FIG. 2a shows half bridge 15 of the full 3-phase motor drive in FIG. 1, along with the winding of the motor (inductive component 21) between nodes 17 and 18 and the switch 64 which the motor current feeds into. For this phase of power, transistor 44 is continuously on (Vgs44>Vth) and transistor 42 is continuously off (Vgs42<Vth, i.e., Vgs42=0V if enhancement mode transistors are used), while transistor 41 is modulated with a pulse width modulation (PWM) signal to achieve the desired motor current. FIG. 2b, which is a simplified version of the diagram in FIG. 2a, indicates the path of the current 27 during the time that transistor 41 is biased on. For this bias, the motor current flows through transistors 41 and 44, while no current flows through switch 62 because transistor 42 is biased off and diode 52 is reverse biased. Referring to FIG. 2c, during the time that transistor 41 is biased off, no current can flow through transistor 41 or diode 51, and so the motor current flows through diode 52. During this portion of operation, the inductive component 21 forces the voltage at node 17 to a sufficiently negative value to cause diode 52 to conduct.

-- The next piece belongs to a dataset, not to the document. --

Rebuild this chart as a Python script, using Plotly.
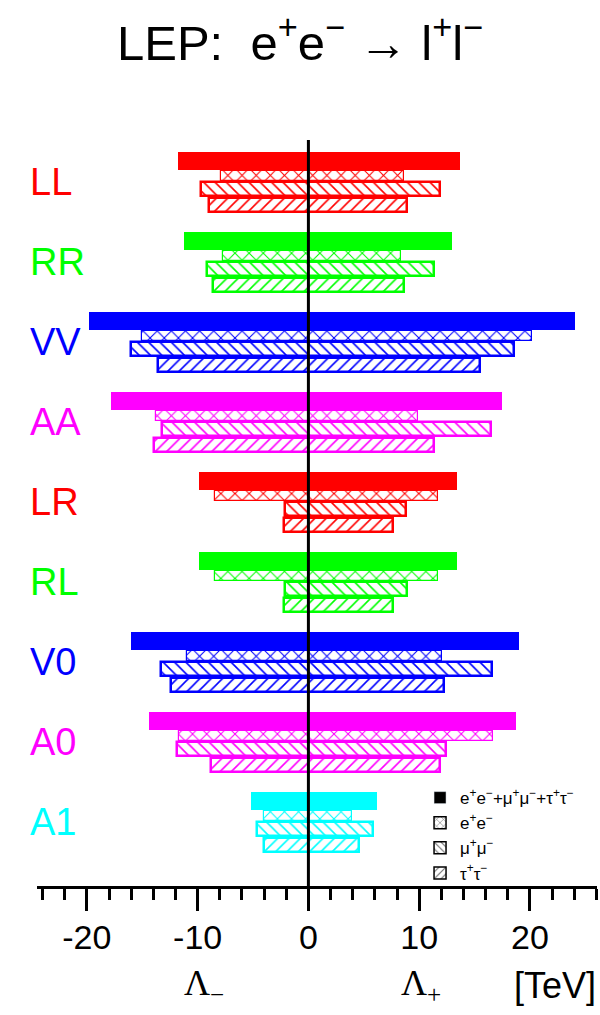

Currently, insulated gate bipolar transistors (IGBTs) are typically used in high power bridge circuits, and silicon MOS transistors, also known as MOSFETs, are used in low power applications. Traditional IGBTs inherently conduct in only one direction, and so a freewheeling diode is required for proper operation of a switch with an IGBT. A standard MOS transistor inherently contains an anti-parallel parasitic diode. As seen in FIG. 3a, if the gate and source of a MOS device 50 are biased at the same voltage and the drain is biased at a lower voltage, such as occurs in transistor 42 when transistor 41 is off (FIG. 2c), parasitic diode 60 prevents the intrinsic MOS transistor 71 from turning on. Therefore, the path of the reverse current 37 is through the parasitic diode 60. Because the parasitic diode 60 inherently has poor switching characteristics, the parasitic diode 60 experiences large transients when MOS device 50 is switched on or off.

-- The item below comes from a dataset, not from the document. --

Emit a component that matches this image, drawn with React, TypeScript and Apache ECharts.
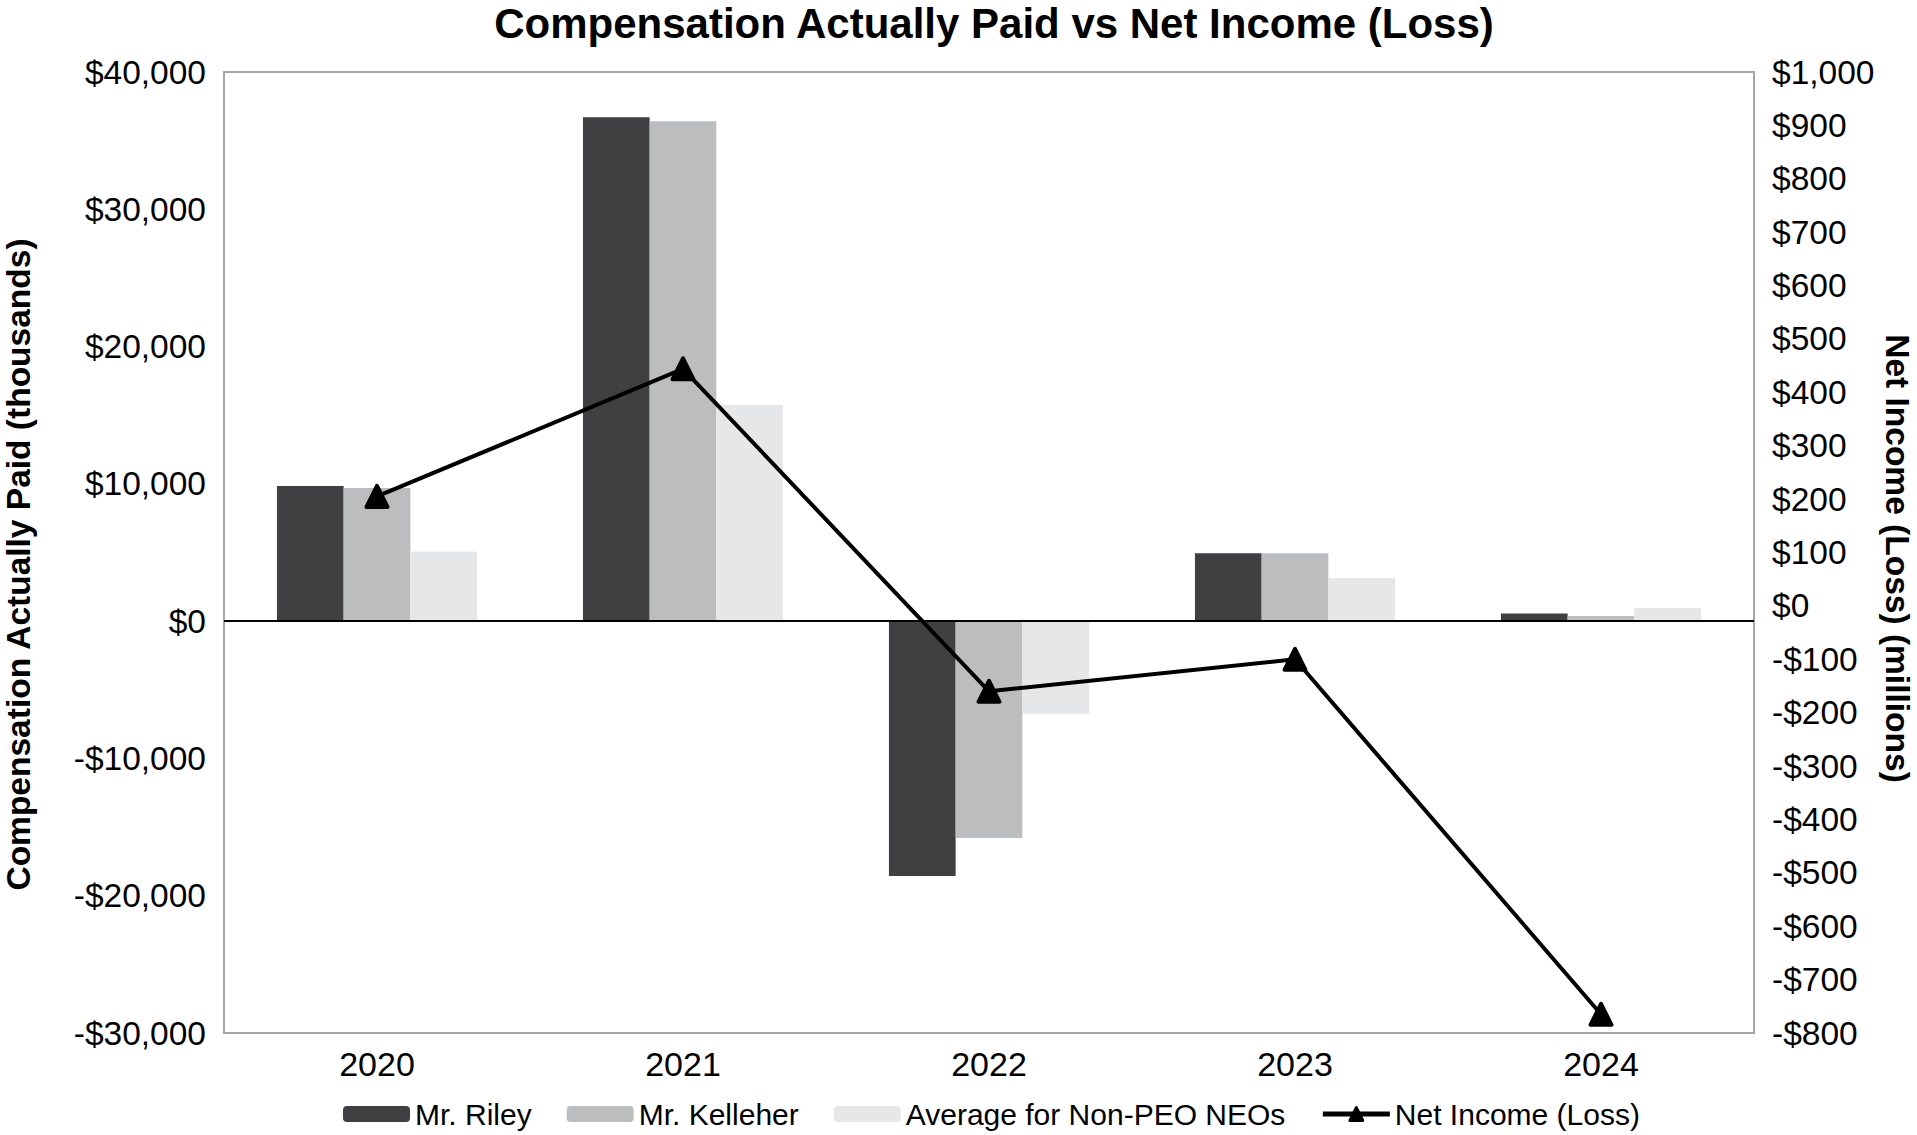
import React, { useEffect, useRef } from "react";
import * as echarts from "echarts";

const years = ["2020", "2021", "2022", "2023", "2024"];
const riley = [9850, 36700, -18570, 4950, 550];
const kelleher = [9700, 36420, -15800, 4950, 380];
const nonPeo = [5070, 15750, -6750, 3150, 950];
const netIncome = [205, 444, -160, -100, -765];

const FONT = "'Liberation Sans', Arial, Helvetica, sans-serif";

const fmtDollar = (v: number) => {
  const s = Math.abs(v).toLocaleString("en-US");
  return (v < 0 ? "-$" : "$") + s;
};

export default function App() {
  const ref = useRef<HTMLDivElement>(null);

  useEffect(() => {
    if (!ref.current) return;
    const chart = echarts.init(ref.current, undefined, { renderer: "svg" });
    chart.setOption({
      animation: false,
      backgroundColor: "#ffffff",
      textStyle: { fontFamily: FONT },
      title: {
        text: "Compensation Actually Paid vs Net Income (Loss)",
        left: 989,
        textAlign: "center",
        top: -3,
        textStyle: { fontFamily: FONT, fontSize: 42, fontWeight: "bold", color: "#000" },
      },
      grid: {
        left: 224,
        right: 163,
        top: 72,
        bottom: 102,
        outerBoundsMode: "none",
        containLabel: false,
        show: true,
        borderColor: "#a6a6a6",
        borderWidth: 2,
        backgroundColor: "transparent",
      },
      legend: {
        left: 343,
        top: 1099,
        padding: 0,
        itemWidth: 67,
        itemHeight: 16,
        itemGap: 35,
        textStyle: { fontFamily: FONT, fontSize: 30, color: "#000" },
        data: [
          "Mr. Riley",
          "Mr. Kelleher",
          "Average for Non-PEO NEOs",
          {
            name: "Net Income (Loss)",
            lineStyle: { width: 5, color: "#000" },
            itemStyle: { color: "#000", borderColor: "#000", borderWidth: 3 },
          },
        ],
      },
      xAxis: {
        type: "category",
        data: years,
        axisLine: { onZero: false, lineStyle: { color: "#a6a6a6", width: 2 } },
        axisTick: { show: false },
        axisLabel: { fontFamily: FONT, fontSize: 34, color: "#000", margin: 14 },
        splitLine: { show: false },
      },
      yAxis: [
        {
          type: "value",
          min: -30000,
          max: 40000,
          interval: 10000,
          position: "left",
          name: "Compensation Actually Paid (thousands)",
          nameLocation: "middle",
          nameGap: 189,
          nameMoveOverlap: false,
          nameTextStyle: {
            fontFamily: FONT,
            fontSize: 33.5,
            fontWeight: "bold",
            color: "#000",
            padding: [0, 24, 0, 0],
          },
          axisLine: { show: false },
          axisTick: { show: false },
          splitLine: { show: false },
          axisLabel: {
            fontFamily: FONT,
            fontSize: 33.5,
            color: "#000",
            margin: 18,
            formatter: fmtDollar,
          },
        },
        {
          type: "value",
          min: -800,
          max: 1000,
          interval: 100,
          position: "right",
          name: "Net Income (Loss) (millions)",
          nameLocation: "middle",
          nameRotate: -90,
          nameGap: 126,
          nameMoveOverlap: false,
          nameTextStyle: {
            fontFamily: FONT,
            fontSize: 33.5,
            fontWeight: "bold",
            color: "#000",
            padding: [0, 0, 0, 12],
          },
          axisLine: { show: false },
          axisTick: { show: false },
          splitLine: { show: false },
          axisLabel: {
            fontFamily: FONT,
            fontSize: 33.5,
            color: "#000",
            margin: 18,
            formatter: fmtDollar,
          },
        },
      ],
      series: [
        {
          name: "Mr. Riley",
          type: "bar",
          data: riley,
          barGap: "0%",
          barCategoryGap: "34.6%",
          itemStyle: { color: "#404042" },
          markLine: {
            silent: true,
            symbol: "none",
            label: { show: false },
            lineStyle: { color: "#000", width: 2, type: "solid" },
            data: [{ yAxis: 0 }],
          },
        },
        {
          name: "Mr. Kelleher",
          type: "bar",
          data: kelleher,
          barGap: "0%",
          barCategoryGap: "34.6%",
          itemStyle: { color: "#bcbdbf" },
        },
        {
          name: "Average for Non-PEO NEOs",
          type: "bar",
          data: nonPeo,
          barGap: "0%",
          barCategoryGap: "34.6%",
          itemStyle: { color: "#e6e7e8" },
        },
        {
          name: "Net Income (Loss)",
          type: "line",
          yAxisIndex: 1,
          data: netIncome,
          symbol: "triangle",
          symbolSize: 21,
          lineStyle: { color: "#000", width: 4 },
          itemStyle: { color: "#000", borderColor: "#000", borderWidth: 4, borderJoin: "round" },
          z: 5,
        },
      ],
    });
    return () => chart.dispose();
  }, []);

  return (
    <div
      ref={ref}
      style={{ position: "fixed", left: 0, top: 0, width: 1917, height: 1135, background: "#fff" }}
    />
  );
}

To completely prevent turn on of the parasitic diode 60, the 3-component solution illustrated in FIG. 3b is often employed. In FIG. 3b, diode 69 is added to the switch to prevent any current from flowing through the parasitic diode 60, and a Schottky diode 68 is added to carry the current during the time that current flows in the direction shown in FIG. 3b, i.e., from the source side to the drain side of MOS device 50.